What you are asked to do> Copy every line from the material below that holds "chart".

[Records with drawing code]

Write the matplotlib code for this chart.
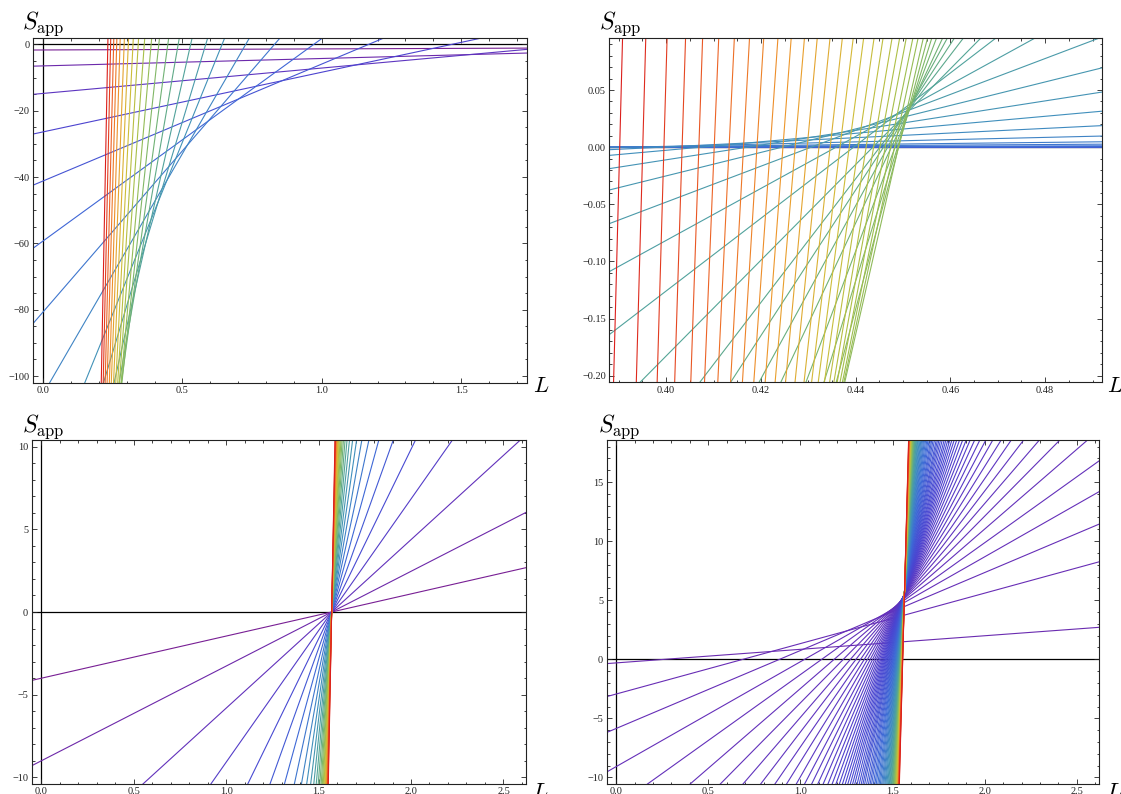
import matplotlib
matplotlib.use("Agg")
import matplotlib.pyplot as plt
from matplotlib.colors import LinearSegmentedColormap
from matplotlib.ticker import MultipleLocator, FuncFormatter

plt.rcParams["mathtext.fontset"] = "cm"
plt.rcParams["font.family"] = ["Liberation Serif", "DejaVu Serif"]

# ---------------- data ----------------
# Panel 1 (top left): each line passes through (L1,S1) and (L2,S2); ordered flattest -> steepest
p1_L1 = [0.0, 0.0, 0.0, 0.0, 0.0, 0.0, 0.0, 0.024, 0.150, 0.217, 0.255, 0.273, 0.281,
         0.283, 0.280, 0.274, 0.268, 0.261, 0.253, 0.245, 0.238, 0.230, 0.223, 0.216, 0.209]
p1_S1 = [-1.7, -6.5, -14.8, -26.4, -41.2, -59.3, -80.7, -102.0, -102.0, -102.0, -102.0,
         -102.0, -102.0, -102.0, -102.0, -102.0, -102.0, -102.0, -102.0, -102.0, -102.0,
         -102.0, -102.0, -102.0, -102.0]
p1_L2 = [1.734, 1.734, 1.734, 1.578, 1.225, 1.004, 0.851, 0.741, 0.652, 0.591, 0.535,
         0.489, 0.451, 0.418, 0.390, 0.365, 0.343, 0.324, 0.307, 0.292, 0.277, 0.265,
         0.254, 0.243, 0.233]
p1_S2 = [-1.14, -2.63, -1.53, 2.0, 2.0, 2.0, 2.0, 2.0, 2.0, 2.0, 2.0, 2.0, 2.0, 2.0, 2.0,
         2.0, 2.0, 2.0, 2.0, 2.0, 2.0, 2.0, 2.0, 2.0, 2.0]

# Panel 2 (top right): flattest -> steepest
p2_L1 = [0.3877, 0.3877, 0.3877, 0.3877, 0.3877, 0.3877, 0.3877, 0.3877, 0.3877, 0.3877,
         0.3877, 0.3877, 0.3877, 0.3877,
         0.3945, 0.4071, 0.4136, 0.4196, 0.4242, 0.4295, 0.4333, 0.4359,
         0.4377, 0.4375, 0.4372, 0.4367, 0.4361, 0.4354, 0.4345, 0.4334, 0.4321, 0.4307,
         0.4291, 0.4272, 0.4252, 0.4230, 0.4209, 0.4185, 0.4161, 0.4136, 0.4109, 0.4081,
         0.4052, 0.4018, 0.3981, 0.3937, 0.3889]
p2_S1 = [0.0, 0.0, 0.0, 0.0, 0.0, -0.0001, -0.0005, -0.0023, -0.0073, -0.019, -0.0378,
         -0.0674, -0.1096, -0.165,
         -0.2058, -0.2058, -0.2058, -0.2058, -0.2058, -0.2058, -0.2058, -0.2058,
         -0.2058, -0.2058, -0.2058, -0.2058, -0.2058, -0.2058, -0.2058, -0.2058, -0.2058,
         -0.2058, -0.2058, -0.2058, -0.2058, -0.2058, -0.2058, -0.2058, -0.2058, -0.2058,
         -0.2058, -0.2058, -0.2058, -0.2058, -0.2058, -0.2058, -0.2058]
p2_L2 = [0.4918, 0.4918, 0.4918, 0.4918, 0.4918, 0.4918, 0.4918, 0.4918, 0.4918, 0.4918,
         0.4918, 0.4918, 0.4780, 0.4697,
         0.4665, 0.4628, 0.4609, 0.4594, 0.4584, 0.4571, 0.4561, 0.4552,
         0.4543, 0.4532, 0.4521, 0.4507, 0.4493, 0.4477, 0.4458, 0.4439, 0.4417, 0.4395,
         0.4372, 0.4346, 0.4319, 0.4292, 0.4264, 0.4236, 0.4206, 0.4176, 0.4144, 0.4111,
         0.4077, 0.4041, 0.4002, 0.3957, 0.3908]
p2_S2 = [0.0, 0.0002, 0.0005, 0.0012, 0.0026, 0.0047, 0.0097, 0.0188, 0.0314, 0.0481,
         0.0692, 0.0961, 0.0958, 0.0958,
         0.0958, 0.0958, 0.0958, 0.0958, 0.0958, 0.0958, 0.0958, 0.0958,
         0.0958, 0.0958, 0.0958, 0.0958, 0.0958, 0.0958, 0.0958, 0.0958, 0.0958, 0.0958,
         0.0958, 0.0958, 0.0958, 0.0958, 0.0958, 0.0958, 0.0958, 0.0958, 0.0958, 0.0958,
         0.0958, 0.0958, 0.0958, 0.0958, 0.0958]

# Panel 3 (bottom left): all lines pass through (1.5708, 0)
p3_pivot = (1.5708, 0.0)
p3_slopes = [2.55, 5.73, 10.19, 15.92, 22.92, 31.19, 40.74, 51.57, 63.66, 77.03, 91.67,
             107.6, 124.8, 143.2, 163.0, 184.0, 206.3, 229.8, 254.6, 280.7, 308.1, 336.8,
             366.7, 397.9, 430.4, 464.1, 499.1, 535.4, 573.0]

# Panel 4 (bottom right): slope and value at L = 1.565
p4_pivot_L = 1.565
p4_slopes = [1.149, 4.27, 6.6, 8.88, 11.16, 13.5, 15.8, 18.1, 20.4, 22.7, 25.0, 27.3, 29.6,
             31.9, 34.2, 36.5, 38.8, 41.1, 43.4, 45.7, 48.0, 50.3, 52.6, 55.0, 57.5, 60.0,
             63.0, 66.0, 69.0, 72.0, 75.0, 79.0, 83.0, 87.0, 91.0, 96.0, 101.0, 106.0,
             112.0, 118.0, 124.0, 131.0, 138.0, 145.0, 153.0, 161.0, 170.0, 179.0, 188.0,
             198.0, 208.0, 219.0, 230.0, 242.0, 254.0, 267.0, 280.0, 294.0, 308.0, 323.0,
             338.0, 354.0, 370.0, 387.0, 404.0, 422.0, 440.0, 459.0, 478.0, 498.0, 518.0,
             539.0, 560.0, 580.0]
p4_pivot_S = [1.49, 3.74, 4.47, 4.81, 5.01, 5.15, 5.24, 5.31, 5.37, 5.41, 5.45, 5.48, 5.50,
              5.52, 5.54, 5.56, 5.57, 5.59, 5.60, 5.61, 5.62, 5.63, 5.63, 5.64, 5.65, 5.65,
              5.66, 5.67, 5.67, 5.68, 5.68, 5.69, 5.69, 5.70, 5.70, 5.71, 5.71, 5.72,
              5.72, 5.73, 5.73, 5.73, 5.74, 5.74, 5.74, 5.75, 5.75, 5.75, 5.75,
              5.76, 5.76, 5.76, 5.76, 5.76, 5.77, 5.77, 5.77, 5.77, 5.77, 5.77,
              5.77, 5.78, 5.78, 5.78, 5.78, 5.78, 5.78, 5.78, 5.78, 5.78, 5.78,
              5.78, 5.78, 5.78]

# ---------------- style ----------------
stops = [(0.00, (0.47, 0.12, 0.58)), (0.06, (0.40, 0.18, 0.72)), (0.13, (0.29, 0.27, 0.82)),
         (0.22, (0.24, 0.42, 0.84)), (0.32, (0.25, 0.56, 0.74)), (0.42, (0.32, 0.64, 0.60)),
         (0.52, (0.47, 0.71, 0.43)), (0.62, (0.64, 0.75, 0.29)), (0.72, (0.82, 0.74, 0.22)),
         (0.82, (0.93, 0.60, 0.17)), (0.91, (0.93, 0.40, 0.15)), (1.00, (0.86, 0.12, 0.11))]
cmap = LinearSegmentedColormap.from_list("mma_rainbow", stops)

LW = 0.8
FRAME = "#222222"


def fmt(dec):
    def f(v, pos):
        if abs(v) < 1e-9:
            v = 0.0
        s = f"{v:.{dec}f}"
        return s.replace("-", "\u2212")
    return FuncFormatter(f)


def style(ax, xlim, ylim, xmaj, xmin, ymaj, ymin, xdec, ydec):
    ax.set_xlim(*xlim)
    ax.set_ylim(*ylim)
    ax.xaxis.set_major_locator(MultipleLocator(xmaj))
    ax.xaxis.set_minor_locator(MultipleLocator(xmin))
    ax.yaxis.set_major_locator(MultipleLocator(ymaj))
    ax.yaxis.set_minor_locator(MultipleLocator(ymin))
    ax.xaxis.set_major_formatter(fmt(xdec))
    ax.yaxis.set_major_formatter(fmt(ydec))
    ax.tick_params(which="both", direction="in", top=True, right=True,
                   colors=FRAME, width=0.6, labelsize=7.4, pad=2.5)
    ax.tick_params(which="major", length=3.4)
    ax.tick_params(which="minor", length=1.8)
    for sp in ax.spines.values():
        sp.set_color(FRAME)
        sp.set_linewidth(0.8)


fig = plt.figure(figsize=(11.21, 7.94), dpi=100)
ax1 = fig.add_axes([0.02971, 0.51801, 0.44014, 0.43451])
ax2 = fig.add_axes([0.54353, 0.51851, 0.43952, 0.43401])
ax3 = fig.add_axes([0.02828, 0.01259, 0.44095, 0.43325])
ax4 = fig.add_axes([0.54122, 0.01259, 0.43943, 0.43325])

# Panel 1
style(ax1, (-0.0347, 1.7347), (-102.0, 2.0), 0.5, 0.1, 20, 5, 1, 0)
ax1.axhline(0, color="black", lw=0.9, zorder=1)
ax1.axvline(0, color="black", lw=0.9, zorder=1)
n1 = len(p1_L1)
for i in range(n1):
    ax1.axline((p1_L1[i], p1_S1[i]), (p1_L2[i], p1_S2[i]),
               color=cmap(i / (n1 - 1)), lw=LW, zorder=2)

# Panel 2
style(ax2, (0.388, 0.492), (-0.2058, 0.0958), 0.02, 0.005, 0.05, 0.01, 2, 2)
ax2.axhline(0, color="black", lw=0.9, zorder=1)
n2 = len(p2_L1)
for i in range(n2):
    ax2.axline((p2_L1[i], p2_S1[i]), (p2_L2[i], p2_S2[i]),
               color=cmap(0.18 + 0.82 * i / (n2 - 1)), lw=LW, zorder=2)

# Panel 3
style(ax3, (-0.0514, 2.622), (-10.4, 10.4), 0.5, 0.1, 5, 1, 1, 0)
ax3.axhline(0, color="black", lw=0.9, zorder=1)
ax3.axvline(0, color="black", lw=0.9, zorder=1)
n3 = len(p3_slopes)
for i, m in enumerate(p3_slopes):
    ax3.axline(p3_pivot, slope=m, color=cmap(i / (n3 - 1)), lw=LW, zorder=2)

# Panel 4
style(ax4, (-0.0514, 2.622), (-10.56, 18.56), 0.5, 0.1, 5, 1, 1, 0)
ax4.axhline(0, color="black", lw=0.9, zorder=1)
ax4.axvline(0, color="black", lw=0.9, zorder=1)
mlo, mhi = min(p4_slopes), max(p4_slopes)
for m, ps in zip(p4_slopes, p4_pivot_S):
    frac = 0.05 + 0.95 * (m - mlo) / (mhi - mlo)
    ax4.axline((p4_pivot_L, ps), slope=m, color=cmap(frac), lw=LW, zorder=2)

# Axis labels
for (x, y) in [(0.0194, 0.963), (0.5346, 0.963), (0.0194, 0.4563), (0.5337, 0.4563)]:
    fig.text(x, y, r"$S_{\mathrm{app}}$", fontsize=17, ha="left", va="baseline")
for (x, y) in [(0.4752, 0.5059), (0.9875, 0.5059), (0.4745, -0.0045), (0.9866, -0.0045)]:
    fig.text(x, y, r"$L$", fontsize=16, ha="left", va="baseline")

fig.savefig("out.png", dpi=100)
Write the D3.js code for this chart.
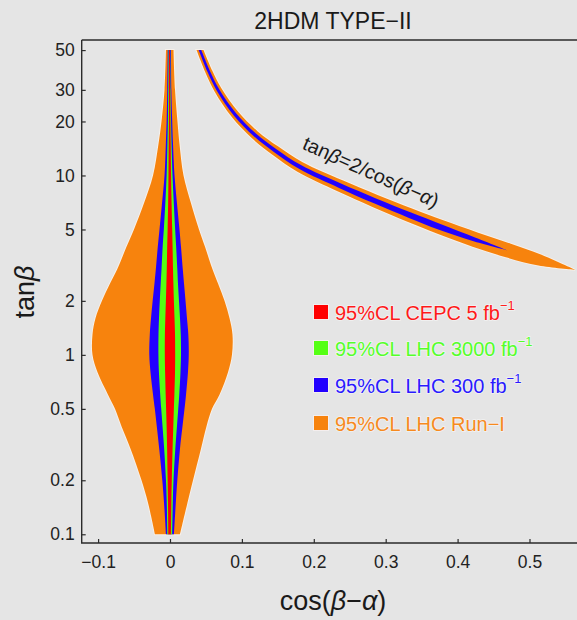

Result below>
Write the matplotlib code for this chart.
Write the D3.js code for this chart.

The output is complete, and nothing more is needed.